Many commenters on this question about a property of a random 2x2 matrix seem to assume that there is no such thing as a random 2x2 matrix. We are talking here about a matrix with integer or rational entries, so the students will write down some matrix, and since we cannot predict it, why not admit that this matrix will be random from the perspective of the teacher.
From a game theoretic perspective, just because the teacher doesn't know the strategy used by a student to generate a random matrix, it doesn't follow that there is no such strategy. But the reasoning is probably more that the process by which a student generates a random matrix will only be able to generate a finite amount of entropy, but there are 2x2 matrices with integer entries which contain more entropy than any given finite amount of entropy.

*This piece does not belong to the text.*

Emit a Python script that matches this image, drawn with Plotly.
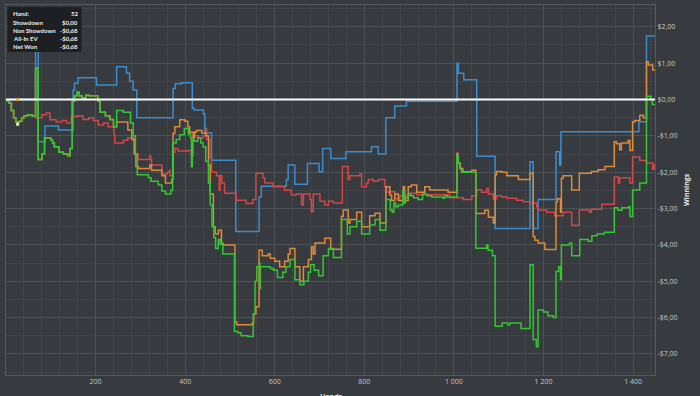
import plotly.graph_objects as go

hands_max = 1449

showdown = [(0,0.0),(66,1.37),(72,-1.16),(87,-0.73),(117,-0.84),(150,0.26),(153,0.45),(161,0.6),(202,0.4),(247,0.9),(269,0.72),(276,0.5),(284,0.26),(292,-0.5),(373,0.3),(378,0.43),(392,0.46),(416,-0.24),(420,-0.29),(441,-0.4),(444,-0.92),(459,-1.67),(513,-3.63),(565,-2.68),(570,-2.39),(626,-2.2),(630,-1.8),(645,-2.33),(673,-1.76),(699,-1.99),(707,-1.35),(725,-1.62),(759,-1.44),(816,-1.3),(831,-1.5),(848,-0.5),(868,-0.18),(894,-0.05),(1007,1.0),(1010,0.72),(1022,0.54),(1051,-1.56),(1092,-3.55),(1170,-1.71),(1177,-3.55),(1188,-2.75),(1228,-1.44),(1236,-1.8),(1239,-0.89),(1413,-0.61),(1430,1.75),(1449,1.75)]

non_showdown = [(0,-0.03),(7,-0.1),(12,-0.3),(17,-0.5),(22,-0.62),(30,-0.6),(35,-0.5),(40,-0.45),(48,-0.42),(58,-0.45),(66,-0.5),(80,-0.42),(90,-0.37),(98,-0.56),(112,-0.62),(125,-0.58),(135,-0.65),(146,-0.47),(160,-0.45),(172,-0.55),(185,-0.5),(195,-0.58),(206,-0.7),(218,-0.65),(228,-0.75),(241,-0.96),(243,-1.2),(262,-1.12),(272,-1.05),(285,-1.1),(288,-1.5),(295,-1.65),(321,-1.55),(323,-1.65),(325,-1.8),(348,-2.05),(360,-2.0),(365,-1.95),(366,-2.1),(373,-1.45),(377,-1.35),(384,-1.42),(406,-1.4),(414,-1.55),(418,-1.0),(430,-1.05),(440,-1.0),(446,-0.8),(448,-1.1),(455,-1.6),(459,-2.0),(470,-2.1),(476,-2.5),(478,-2.1),(482,-2.3),(488,-2.58),(514,-2.77),(536,-2.86),(551,-2.75),(558,-2.03),(574,-2.15),(578,-2.3),(596,-2.4),(622,-2.5),(637,-2.63),(648,-2.6),(660,-2.9),(664,-2.6),(679,-2.75),(682,-3.09),(686,-2.6),(701,-2.8),(712,-2.9),(720,-2.8),(731,-2.85),(751,-1.84),(764,-2.2),(768,-2.1),(790,-2.05),(794,-2.4),(805,-2.3),(809,-2.2),(820,-2.25),(831,-2.2),(846,-2.4),(850,-2.55),(857,-2.54),(868,-2.73),(879,-2.65),(887,-2.5),(890,-2.65),(902,-2.58),(917,-2.62),(991,-2.7),(1021,-2.75),(1040,-2.65),(1051,-2.49),(1062,-2.55),(1073,-2.45),(1077,-2.6),(1088,-2.73),(1095,-2.65),(1107,-2.68),(1118,-2.72),(1140,-2.77),(1155,-2.81),(1170,-2.85),(1185,-2.95),(1188,-3.04),(1207,-3.1),(1225,-3.2),(1244,-3.1),(1263,-3.46),(1280,-3.04),(1303,-3.1),(1307,-3.02),(1330,-2.88),(1358,-2.13),(1367,-2.3),(1370,-2.15),(1389,-2.15),(1393,-2.3),(1399,-1.58),(1415,-1.68),(1430,-1.75),(1444,-1.92),(1447,-1.8),(1449,-1.8)]

all_in_ev = [(0,-0.03),(7,-0.1),(12,-0.3),(17,-0.5),(22,-0.62),(30,-0.6),(35,-0.5),(40,-0.45),(48,-0.42),(58,-0.45),(66,0.87),(72,-1.65),(80,-1.5),(86,-1.06),(100,-1.12),(104,-1.2),(108,-1.3),(118,-1.45),(128,-1.5),(138,-1.55),(143,-1.35),(148,-0.05),(153,0.1),(158,0.2),(163,0.1),(170,0.05),(178,0.12),(186,0.1),(205,-0.05),(210,-0.35),(222,-0.45),(232,-0.55),(240,-0.75),(247,-0.62),(272,-0.84),(281,-1.1),(286,-1.5),(290,-1.84),(296,-1.9),(321,-1.8),(325,-1.95),(348,-2.1),(356,-2.3),(370,-2.2),(373,-0.93),(377,-0.75),(388,-0.56),(399,-0.6),(406,-0.75),(410,-0.9),(418,-1.05),(421,-0.9),(425,-0.85),(437,-0.92),(446,-1.0),(452,-1.8),(456,-2.6),(463,-3.5),(467,-3.7),(474,-3.6),(481,-3.96),(485,-4.0),(511,-6.12),(515,-6.2),(550,-6.15),(553,-5.9),(558,-5.7),(565,-4.15),(572,-4.3),(585,-4.25),(590,-4.37),(600,-4.45),(611,-4.6),(622,-4.45),(630,-4.25),(634,-4.1),(645,-4.6),(656,-5.0),(664,-4.6),(675,-4.4),(682,-4.05),(686,-4.25),(690,-3.95),(712,-3.82),(725,-4.12),(749,-3.21),(753,-3.04),(764,-3.4),(768,-3.3),(783,-3.1),(794,-3.5),(812,-3.2),(824,-3.13),(835,-3.4),(848,-2.4),(857,-2.63),(861,-2.78),(868,-2.6),(876,-2.78),(887,-2.4),(890,-2.78),(898,-2.4),(905,-2.35),(917,-2.55),(935,-2.4),(946,-2.49),(987,-2.55),(1007,-1.48),(1009,-1.75),(1014,-1.9),(1020,-1.99),(1040,-1.95),(1049,-3.14),(1069,-3.05),(1077,-3.24),(1088,-3.4),(1092,-2.08),(1095,-1.98),(1107,-2.0),(1118,-2.1),(1144,-2.2),(1170,-2.03),(1177,-3.77),(1181,-3.87),(1188,-3.95),(1203,-4.13),(1228,-2.81),(1231,-2.73),(1238,-3.1),(1240,-2.17),(1244,-2.1),(1263,-2.49),(1280,-2.03),(1307,-1.98),(1322,-1.93),(1337,-1.84),(1358,-1.16),(1363,-1.22),(1370,-1.38),(1374,-1.2),(1389,-1.13),(1393,-1.4),(1399,-0.61),(1404,-0.58),(1415,-0.43),(1423,-0.5),(1430,1.04),(1434,0.95),(1444,0.81),(1449,0.81)]

net_won = [(0,-0.03),(7,-0.1),(12,-0.3),(17,-0.5),(22,-0.62),(30,-0.6),(35,-0.5),(40,-0.45),(48,-0.42),(58,-0.45),(66,0.87),(72,-1.65),(80,-1.5),(86,-1.06),(100,-1.12),(104,-1.2),(108,-1.3),(118,-1.45),(128,-1.5),(138,-1.55),(143,-1.35),(148,-0.05),(153,0.1),(158,0.2),(163,0.1),(170,0.05),(178,0.12),(186,0.1),(205,-0.05),(210,-0.35),(222,-0.45),(232,-0.55),(240,-0.75),(247,-0.3),(262,-0.35),(278,-0.65),(284,-1.0),(289,-1.5),(293,-2.07),(318,-2.15),(324,-2.25),(340,-2.35),(348,-2.52),(356,-2.6),(368,-2.5),(372,-1.2),(380,-1.1),(388,-0.97),(398,-0.8),(407,-0.95),(412,-1.05),(414,-1.85),(416,-1.1),(420,-1.15),(428,-1.05),(435,-1.2),(440,-1.3),(446,-1.7),(452,-2.3),(456,-2.9),(460,-3.5),(464,-3.8),(468,-4.1),(474,-3.85),(478,-3.98),(484,-4.25),(510,-6.38),(518,-6.42),(525,-6.5),(540,-6.52),(552,-5.9),(556,-5.0),(560,-4.6),(566,-4.5),(567,-5.2),(568,-4.6),(590,-4.65),(597,-4.7),(606,-4.9),(618,-4.75),(625,-4.6),(634,-4.4),(645,-4.96),(656,-5.1),(665,-5.0),(675,-4.75),(680,-4.55),(688,-4.7),(698,-4.85),(708,-4.3),(720,-4.1),(731,-4.35),(749,-3.3),(762,-3.7),(768,-3.5),(783,-3.35),(794,-3.7),(812,-3.45),(824,-3.3),(835,-3.6),(848,-2.75),(858,-3.04),(862,-3.1),(866,-2.85),(870,-2.95),(876,-2.9),(886,-2.5),(888,-2.85),(892,-2.7),(898,-2.6),(904,-2.65),(910,-2.7),(920,-2.75),(930,-2.6),(940,-2.65),(950,-2.68),(976,-2.72),(980,-2.65),(985,-2.68),(1007,-1.56),(1010,-1.75),(1013,-1.9),(1017,-2.0),(1049,-4.09),(1073,-4.0),(1076,-4.15),(1086,-4.3),(1092,-6.24),(1108,-6.15),(1120,-6.2),(1125,-6.15),(1150,-6.3),(1170,-4.55),(1177,-6.6),(1184,-6.8),(1188,-5.79),(1200,-5.85),(1210,-5.95),(1222,-6.0),(1228,-4.73),(1234,-4.6),(1238,-4.95),(1240,-4.0),(1258,-3.95),(1263,-4.3),(1281,-3.85),(1300,-3.9),(1308,-3.75),(1320,-3.7),(1336,-3.65),(1358,-2.98),(1366,-3.05),(1375,-2.98),(1390,-2.95),(1393,-3.22),(1399,-2.49),(1415,-2.3),(1430,0.09),(1440,0.0),(1443,-0.14),(1449,-0.14)]

hover_hand = 26
hover_values = [-0.68, 0.0]

x_tick_vals = [200, 400, 600, 800, 1000, 1200, 1400]
x_tick_text = ["200", "400", "600", "800", "1 000", "1 200", "1 400"]
y_tick_vals = [2, 1, 0, -1, -2, -3, -4, -5, -6, -7]
y_tick_text = ["$2,00", "$1,00", "$0,00", "-$1,00", "-$2,00", "-$3,00", "-$4,00", "-$5,00", "-$6,00", "-$7,00"]

legend_rows = [("Hand:", "52"), ("Showdown", "$0,00"), ("Non Showdown", "-$0,68"), ("All-In EV", "-$0,68"), ("Net Won", "-$0,68")]

series = [
    ("Showdown", showdown, "#3d8dcc"),
    ("Non Showdown", non_showdown, "#cf4747"),
    ("All-In EV", all_in_ev, "#dd8a3a"),
    ("Net Won", net_won, "#34c634"),
]

BG = "#373a3e"
fig = go.Figure()
for name, pts, col in series:
    fig.add_trace(go.Scatter(
        x=[p[0] for p in pts], y=[p[1] for p in pts], mode="lines",
        line=dict(color=col, width=1.5, shape="hv"), name=name, showlegend=False,
        hoverinfo="skip"))

fig.add_trace(go.Scatter(x=[0, hands_max], y=[0, 0], mode="lines",
                         line=dict(color="#ffffff", width=2), showlegend=False, hoverinfo="skip"))
fig.add_trace(go.Scatter(x=[hover_hand, hover_hand], y=hover_values, mode="markers",
                         marker=dict(symbol="square", size=3, color=["#f2ecc8", "#d9a24e"]),
                         showlegend=False, hoverinfo="skip"))

font_family = "Open Sans, DejaVu Sans, sans-serif"
box_font = "Lato"
fig.update_layout(
    width=700, height=396,
    margin=dict(l=6, r=45, t=5, b=21),
    paper_bgcolor=BG, plot_bgcolor=BG,
    font=dict(family=font_family, color="#c8c8c8", size=7),
    hovermode=False,
    xaxis=dict(range=[0, hands_max], tickmode="array", tickvals=x_tick_vals, ticktext=x_tick_text,
               showgrid=True, gridcolor="#4e5156", gridwidth=1, zeroline=False,
               showline=True, linecolor="#55585d", linewidth=1, mirror=True, ticks="",
               tickfont=dict(size=7, color="#c8c8c8"), automargin=False,
               minor=dict(tickmode="linear", tick0=0, dtick=40, showgrid=True, gridcolor="#414449", gridwidth=1)),
    yaxis=dict(range=[-7.58, 2.60], side="right", tickmode="array", tickvals=y_tick_vals, ticktext=y_tick_text,
               showgrid=True, gridcolor="#4e5156", gridwidth=1, zeroline=False,
               showline=True, linecolor="#55585d", linewidth=1, mirror=True, ticks="",
               tickfont=dict(size=7, color="#c8c8c8"), automargin=False,
               minor=dict(tickmode="linear", tick0=0, dtick=0.5, showgrid=True, gridcolor="#414449", gridwidth=1)),
)

# axis titles
fig.add_annotation(text="<b>Winnings</b>", xref="paper", yref="paper", x=(686-6)/649, y=(375-190)/370,
                   textangle=-90, showarrow=False, font=dict(size=7, color="#e6e6e6", family=font_family),
                   xanchor="center", yanchor="middle")
fig.add_annotation(text="<b>Hands</b>", xref="paper", yref="paper", x=(331-6)/649, y=-(390-375)/370,
                   showarrow=False, font=dict(size=7, color="#e6e6e6", family=font_family),
                   xanchor="center", yanchor="top")

# info box
fig.add_shape(type="rect", xref="paper", yref="paper", x0=(7.5-6)/649, x1=(81.5-6)/649,
              y0=(375-52)/370, y1=(375-7)/370, fillcolor="rgba(28,29,31,0.9)", line=dict(width=0), layer="above")
row_y = [13.3, 22.3, 30.4, 38.7, 47.0]
for (lab, val), yy in zip(legend_rows, row_y):
    fig.add_annotation(text="<b>%s</b>" % lab, xref="paper", yref="paper", x=(10.5-6)/649, y=(375-yy)/370,
                       showarrow=False, xanchor="left", yanchor="middle",
                       font=dict(size=6, color="#ececec", family=box_font))
    fig.add_annotation(text="<b>%s</b>" % val, xref="paper", yref="paper", x=(80-6)/649, y=(375-yy)/370,
                       showarrow=False, xanchor="right", yanchor="middle",
                       font=dict(size=6, color="#ececec", family=box_font))

fig.write_html("out.html", config={"displayModeBar": False, "staticPlot": True},
               post_script="document.body.style.margin='0px';document.body.style.background='%s';" % BG)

In Evaluating gambles using dynamics, the authors argue that especially from a game theoretic perspective, time dynamics is of prime importance. This time dynamics also seems to provide a solution to the above issues with the finite entropy. As soon as there are multiple rounds, and the strategy of a student for generating the random 2x2 matrix may change between rounds, he can use strategies which generate more entropy than any given finite amount of entropy in later rounds, and thereby overcome this apparent limit.

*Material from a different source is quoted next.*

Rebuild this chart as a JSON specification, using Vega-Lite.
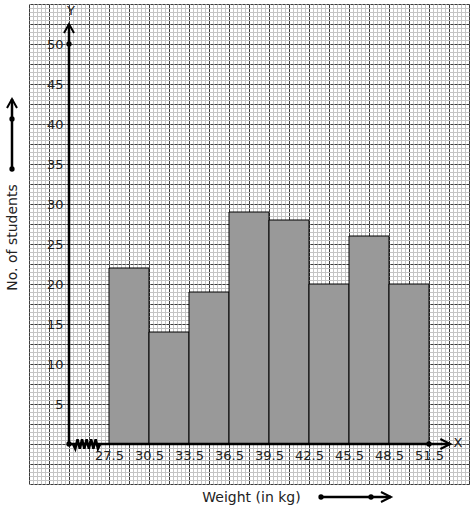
{
  "$schema": "https://vega.github.io/schema/vega-lite/v6.json",
  "autosize": {"type": "none"},
  "padding": {"left": 29, "top": 4, "right": 5, "bottom": 26},
  "width": 440,
  "height": 480,
  "background": "white",
  "config": {
    "view": {"stroke": "#333", "strokeWidth": 1},
    "font": "DejaVu Sans",
    "axis": {"labelFont": "DejaVu Sans", "titleFont": "DejaVu Sans"}
  },
  "datasets": {
    "bars": [
      {"start": 27.5, "end": 30.5, "count": 22},
      {"start": 30.5, "end": 33.5, "count": 14},
      {"start": 33.5, "end": 36.5, "count": 19},
      {"start": 36.5, "end": 39.5, "count": 29},
      {"start": 39.5, "end": 42.5, "count": 28},
      {"start": 42.5, "end": 45.5, "count": 20},
      {"start": 45.5, "end": 48.5, "count": 26},
      {"start": 48.5, "end": 51.5, "count": 20}
    ],
    "lines": [
      {"x1": 24.5, "y1": 0, "x2": 24.5, "y2": 52.5},
      {"x1": 24.5, "y1": 0, "x2": 53.1, "y2": 0},
      {"x1": 20.225, "y1": 34.375, "x2": 20.225, "y2": 43.125},
      {"x1": 43.4, "y1": -6.625, "x2": 48.65, "y2": -6.625}
    ],
    "zigzag": [
      {"x": 24.80, "y": 0},
      {"x": 24.97, "y": -0.6},
      {"x": 25.14, "y": 0.6},
      {"x": 25.31, "y": -0.6},
      {"x": 25.48, "y": 0.6},
      {"x": 25.65, "y": -0.6},
      {"x": 25.82, "y": 0.6},
      {"x": 25.99, "y": -0.6},
      {"x": 26.16, "y": 0.6},
      {"x": 26.33, "y": -0.6},
      {"x": 26.50, "y": 0.6},
      {"x": 26.67, "y": -0.6},
      {"x": 26.84, "y": 0}
    ],
    "dots": [
      {"x": 24.5, "y": 0},
      {"x": 24.5, "y": 50},
      {"x": 51.5, "y": 0},
      {"x": 20.225, "y": 34.375},
      {"x": 20.225, "y": 40.625},
      {"x": 43.4, "y": -6.625},
      {"x": 47.15, "y": -6.625}
    ],
    "uparrows": [
      {"x": 24.5, "y": 52.5},
      {"x": 20.225, "y": 43.125}
    ],
    "rightarrows": [
      {"x": 53.1, "y": 0},
      {"x": 48.65, "y": -6.625}
    ],
    "letters": [
      {"x": 24.65, "y": 54.125, "label": "Y"},
      {"x": 53.675, "y": 0.125, "label": "X"}
    ]
  },
  "layer": [
    {
      "data": {"name": "bars"},
      "mark": {"type": "point", "opacity": 0},
      "encoding": {
        "x": {"field": "start", "type": "quantitative",
          "scale": {"domain": [21.5, 54.5], "nice": false, "zero": false},
          "axis": {"orient": "top", "grid": true, "gridColor": "#c4c4c4", "gridWidth": 1, "domain": false, "ticks": false, "labels": false, "title": null,
            "values": [21.5,21.8,22.1,22.4,22.7,23.0,23.3,23.6,23.9,24.2,24.5,24.8,25.1,25.4,25.7,26.0,26.3,26.6,26.9,27.2,27.5,27.8,28.1,28.4,28.7,29.0,29.3,29.6,29.9,30.2,30.5,30.8,31.1,31.4,31.7,32.0,32.3,32.6,32.9,33.2,33.5,33.8,34.1,34.4,34.7,35.0,35.3,35.6,35.9,36.2,36.5,36.8,37.1,37.4,37.7,38.0,38.3,38.6,38.9,39.2,39.5,39.8,40.1,40.4,40.7,41.0,41.3,41.6,41.9,42.2,42.5,42.8,43.1,43.4,43.7,44.0,44.3,44.6,44.9,45.2,45.5,45.8,46.1,46.4,46.7,47.0,47.3,47.6,47.9,48.2,48.5,48.8,49.1,49.4,49.7,50.0,50.3,50.6,50.9,51.2,51.5,51.8,52.1,52.4,52.7,53.0,53.3,53.6,53.9,54.2,54.5]}},
        "y": {"field": "count", "type": "quantitative",
          "scale": {"domain": [-5, 55], "nice": false, "zero": false},
          "axis": {"orient": "right", "grid": true, "gridColor": "#c4c4c4", "gridWidth": 1, "domain": false, "ticks": false, "labels": false, "title": null,
            "values": [-5,-4.5,-4,-3.5,-3,-2.5,-2,-1.5,-1,-0.5,0,0.5,1,1.5,2,2.5,3,3.5,4,4.5,5,5.5,6,6.5,7,7.5,8,8.5,9,9.5,10,10.5,11,11.5,12,12.5,13,13.5,14,14.5,15,15.5,16,16.5,17,17.5,18,18.5,19,19.5,20,20.5,21,21.5,22,22.5,23,23.5,24,24.5,25,25.5,26,26.5,27,27.5,28,28.5,29,29.5,30,30.5,31,31.5,32,32.5,33,33.5,34,34.5,35,35.5,36,36.5,37,37.5,38,38.5,39,39.5,40,40.5,41,41.5,42,42.5,43,43.5,44,44.5,45,45.5,46,46.5,47,47.5,48,48.5,49,49.5,50,50.5,51,51.5,52,52.5,53,53.5,54,54.5,55]}}
      }
    },
    {
      "data": {"name": "bars"},
      "mark": {"type": "point", "opacity": 0},
      "encoding": {
        "x": {"field": "start", "type": "quantitative",
          "scale": {"domain": [21.5, 54.5], "nice": false, "zero": false},
          "axis": {"orient": "top", "grid": true, "gridColor": "#3a3a3a", "gridWidth": 1, "domain": false, "ticks": false, "labels": false, "title": null,
            "values": [21.5,23,24.5,26,27.5,29,30.5,32,33.5,35,36.5,38,39.5,41,42.5,44,45.5,47,48.5,50,51.5,53,54.5]}},
        "y": {"field": "count", "type": "quantitative",
          "scale": {"domain": [-5, 55], "nice": false, "zero": false},
          "axis": {"orient": "right", "grid": true, "gridColor": "#3a3a3a", "gridWidth": 1, "gridDash": [3, 1], "domain": false, "ticks": false, "labels": false, "title": null,
            "values": [-5,-2.5,0,2.5,5,7.5,10,12.5,15,17.5,20,22.5,25,27.5,30,32.5,35,37.5,40,42.5,45,47.5,50,52.5,55]}}
      }
    },
    {
      "data": {"name": "bars"},
      "mark": {"type": "rect", "fill": "#999999", "stroke": "#000000", "strokeWidth": 1},
      "encoding": {
        "x": {"field": "start", "type": "quantitative",
          "scale": {"domain": [21.5, 54.5], "nice": false, "zero": false},
          "axis": {"orient": "bottom", "offset": -40, "grid": false, "domain": false, "ticks": false,
            "values": [27.5,30.5,33.5,36.5,39.5,42.5,45.5,48.5,51.5], "format": ".1f",
            "labelFontSize": 13, "labelColor": "#222", "labelPadding": 5,
            "title": "Weight (in kg)", "titleFontSize": 14, "titleFontWeight": "normal", "titleColor": "#222",
            "titleX": 222, "titleY": 53, "titleAlign": "center", "titleBaseline": "middle"}},
        "x2": {"field": "end"},
        "y": {"field": "count", "type": "quantitative",
          "scale": {"domain": [-5, 55], "nice": false, "zero": false},
          "axis": {"orient": "left", "offset": -40, "grid": false, "domain": false, "ticks": false,
            "values": [5,10,15,20,25,30,35,40,45,50],
            "labelFontSize": 13, "labelColor": "#222", "labelPadding": 6,
            "title": "No. of students", "titleFontSize": 14, "titleFontWeight": "normal", "titleColor": "#222",
            "titleX": -57, "titleY": 233, "titleAngle": -90, "titleAlign": "center", "titleBaseline": "middle"}},
        "y2": {"datum": 0}
      }
    },
    {
      "data": {"name": "lines"},
      "mark": {"type": "rule", "color": "#000", "strokeWidth": 2.5},
      "encoding": {
        "x": {"field": "x1", "type": "quantitative", "axis": null},
        "y": {"field": "y1", "type": "quantitative", "axis": null},
        "x2": {"field": "x2"},
        "y2": {"field": "y2"}
      }
    },
    {
      "data": {"name": "zigzag"},
      "mark": {"type": "line", "color": "#000", "strokeWidth": 2.5},
      "encoding": {
        "x": {"field": "x", "type": "quantitative", "axis": null},
        "y": {"field": "y", "type": "quantitative", "axis": null},
        "order": {"field": "x"}
      }
    },
    {
      "data": {"name": "dots"},
      "mark": {"type": "circle", "color": "#000", "size": 28, "opacity": 1},
      "encoding": {
        "x": {"field": "x", "type": "quantitative", "axis": null},
        "y": {"field": "y", "type": "quantitative", "axis": null}
      }
    },
    {
      "data": {"name": "uparrows"},
      "mark": {"type": "point", "shape": "M-1,1.8L0,0L1,1.8", "filled": false, "stroke": "#000", "strokeWidth": 2, "size": 100, "opacity": 1},
      "encoding": {
        "x": {"field": "x", "type": "quantitative", "axis": null},
        "y": {"field": "y", "type": "quantitative", "axis": null}
      }
    },
    {
      "data": {"name": "rightarrows"},
      "mark": {"type": "point", "shape": "M-2,-1L0,0L-2,1", "filled": false, "stroke": "#000", "strokeWidth": 2, "size": 100, "opacity": 1},
      "encoding": {
        "x": {"field": "x", "type": "quantitative", "axis": null},
        "y": {"field": "y", "type": "quantitative", "axis": null}
      }
    },
    {
      "data": {"name": "letters"},
      "mark": {"type": "text", "font": "DejaVu Sans", "fontSize": 13, "color": "#222", "align": "center", "baseline": "middle"},
      "encoding": {
        "x": {"field": "x", "type": "quantitative", "axis": null},
        "y": {"field": "y", "type": "quantitative", "axis": null},
        "text": {"field": "label"}
      }
    }
  ],
  "resolve": {"axis": {"x": "independent", "y": "independent"}}
}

That quoted paper from 2014 seriously investigates the importance of time dynamics for probability in a game theoretic context. But I wonder whether the importance of time dynamics for probability hasn't already been investigated much earlier than that. You might argue that all I have to do for resolving this question is to look at the reference section of the quoted article, but most references there are newer than the year 2000 (it is a recent paper after all), and in addition it is an economic paper, which is more likely to cite other economics papers as opposed to philosophical papers.